La démission du Président Moubarak est venue répondre à une exigence du peuple égyptien qui a occupé, tout au long de dix sept jours, la Place «Tahrir» du Caire. Ces événements ne peuvent passer sans nous rappeler la trentaine de jours qui a précédé la chute de Ben Ali. Deux mouvements incontrôlés et inorganisés au départ. Alors que le premier, en Tunisie, a touché les villes et mis une forte pression sur le pouvoir, le second, en Egypte, a opté pour une occupation en bonne et due forme des places centrales du Caire, d'Alexandrie et d'autres villes. Dans les deux cas, la police s'est retirée. L'histoire nous expliquera le pourquoi de ce retrait condamnable. Un autre point commun à ces révoltes: les jeunes tunisiens et égyptiens ont fait face à une tentative contre-révolutionnaire qui a été beaucoup plus violente en Tunisie où elle perdure et où ses dégâts s'accumulent et aggravent une situation économico-sociale précaire.
Au plan médiatique, les Cairotes ont donné à leur jeunesse, particulièrement aux cybermilitants, la place voulue et le leadership mérité. Les médias égyptiens ont conjugué leurs efforts pour aborder les problèmes essentiels et orienter les débats vers les choix politiques, les libertés individuelles et la consolidation des structures de l'Etat de droit. Rarement, on a enregistré des débordements.
En Tunisie, la situation se présente tout autrement. On a totalement oublié les cybermilitants qui sont à l'origine de la fuite du dictateur tunisien. Il est indispensable de rappeler que bien que les ex-Présidents tunisien et égyptien soient tous deux de formation militaire, le premier a choisi de fuir son pays, alors que le second a agi autrement.

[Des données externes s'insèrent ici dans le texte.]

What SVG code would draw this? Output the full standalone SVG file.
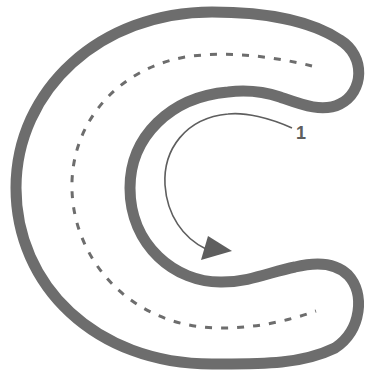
<svg xmlns="http://www.w3.org/2000/svg" width="369" height="374" viewBox="0 0 369 374">
<style>
.shape{fill:none;stroke:#6d6d6d;stroke-linejoin:round;stroke-linecap:round}
.dash{fill:none;stroke:#6d6d6d;stroke-width:3;stroke-dasharray:7 9}
.arrow{fill:none;stroke:#5e5e5e;stroke-width:1.6}
.label{font-family:"Liberation Sans",Arial,sans-serif;font-size:18px;font-weight:bold;fill:#5e5e5e}
</style>
<rect width="369" height="374" fill="#ffffff"/>
<g id="c-shape">
<path class="shape" stroke-width="11" d="M212 12 C262 12 310 20 340 40 C366 56 364 92 340 104 C322 113 300 104 280 97 C262 91 245 90 228 92 C170 97 130 137 130 188 C130 245 175 283 222 282 C250 282 270 272 295 267 C315 262 335 262 348 275 C365 293 362 330 335 348 C300 365 260 364 212 364 C95 364 16 285 16 188 C16 90 100 12 212 12 Z"/>
</g>
<g id="path-dashed">
<path class="dash" d="M312 66 C280 58 230 50 185 57 C115 70 70 125 72 190 C74 260 130 325 215 328 C250 329 285 322 316 311"/>
</g>
<g id="connectors">
<path class="arrow" d="M292 128 C270 118 245 112 228 114 C185 118 163 150 165 185 C167 215 183 238 206 249"/>
<polygon points="208,236 201,260 232,251" fill="#5e5e5e"/>
</g>
<g id="label-1">
<text class="label" x="301" y="139" text-anchor="middle">1</text>
</g>
</svg>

Les deux armées qui ont joué un rôle de premier ordre dans la chute de ces deux dictateurs en refusant de tirer sur leurs concitoyens, ont ainsi signé la fin de ces deux régimes. L'attitude adoptée par l'armée égyptienne à l'égard de Moubarak constitue un signe de respect pour le passé glorieux de cet aviateur lors de la guerre de 1973, et aussi pour l'attention dont il n'a cessé de lui accorder tout au long des trois décennies. Reconnaissante à son soutien, l'armée égyptienne a évité à Moubarak le déshonneur de fuir la Patrie. Peut être se serait-elle engagée à lui assurer une fin effroyable. Ben Ali, quant à lui, tout au long de ses 23 années de règne sans partage, a exécuté une stratégie qui marginalise l'armée et qui renforce les capacités humaines, techniques et matérielles d'une force de police présidentielle spéciale et pléthorique, indépendante des départements de l'Intérieur et de l'Armée. Cette police était conçue pour être dirigée par le couple présidentiel et Seriati, un officier supérieur qui a gagné ses galons dans la Cour de Carthage.
En Tunisie, les cybermilitants ont été débordés sur leur droite et sur leur gauche. Les exilés politiques sont rentrés dans le pays pour détourner, à leur profit, une légalité qui leur manque.
S'inspirant de l'expérience tunisienne, l'Egypte a évité les écueils, en décidant de remettre le pouvoir transitoire à l'armée qui bénéficie d'un crédit de respect et de sympathie appréciables. L'équipe proposée pour préparer l'après-révolte a décidé d'ouvrir ses bras aux représentants des cybermilitants, en tirant la leçon de l'expérience tunisienne et évitant de mettre en place une équipe qui pourrait subir le sort qui a été réservé aux divers responsables désignés par M. Ghannouchi. La prise en main du pouvoir par les militaires peut éviter à la révolte égyptienne un temps précieux, la priorité allant à l'ancrage de la sécurité qui est le pilier essentiel du développement. En Tunisie, malheureusement, le relâchement sécuritaire a gravement endommagé la vie économique. Ne devons-nous pas tirer la leçon de l'exemple égyptien? Il n'est pas jamais trop tard pour sauver le pays.